Hollywood’s Anxious Fascination
The American industry watched, then joined. Los Angeles now hosts a booming vertical-drama production scene, employing actors and crews between traditional jobs — days-long shoots, immediate paychecks, algorithmic feedback — while studios and streamers study the format’s retention mechanics. Established players have begun testing verticals and episodic micro-content, and talent agencies opened vertical divisions. The format’s critics call it the fast food of storytelling, engineered compulsion with disposable craft; its defenders answer that serialized melodrama with cliffhangers is the oldest trick in fiction — Dickens by the installment, now billed to a credit card.
The Pressure Points
The boom carries familiar platform-era tensions. Writers and actors work outside standard union coverage on many productions, prompting organizing attention. Aggressive monetization draws consumer-protection scrutiny — auto-unlocking episodes and confusing coin systems generate complaint patterns regulators recognize from gaming.

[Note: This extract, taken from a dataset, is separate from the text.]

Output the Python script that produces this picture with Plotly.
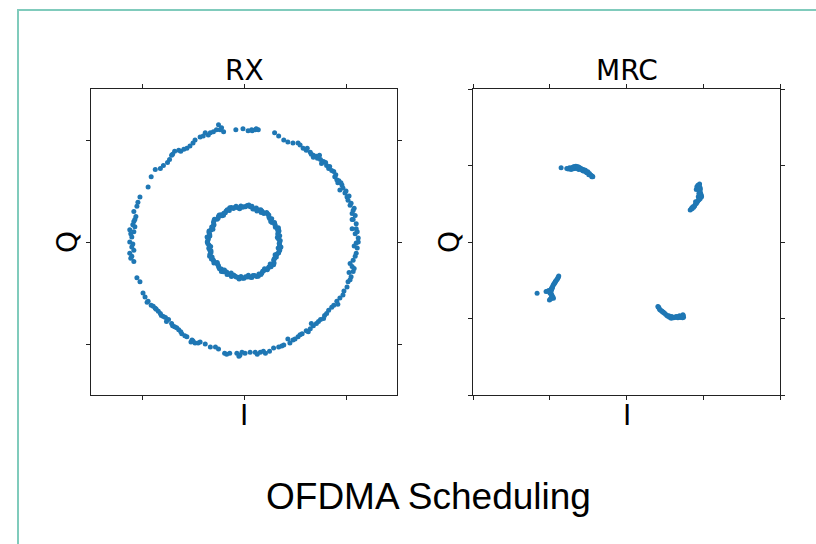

Content mills strain copyright, with plagiarized scripts and AI-generated variants flooding app stores. And the Chinese-owned lineage of leading apps places the sector inside the same geopolitical conversations that shadow every cross-border platform.
Why It Matters
Micro-dramas answer the question the attention economy keeps asking: what does premium storytelling look like when the screen is vertical, the session is three minutes, and the competitor is every other app? The answer — cheap to make, ruthless to structure, expensive to finish — is now shaping pilots in Hollywood and quarterly panic in streaming boardrooms. The soap opera survived radio, television, and the internet. It appears determined to conquer the phone next, ninety seconds at a time.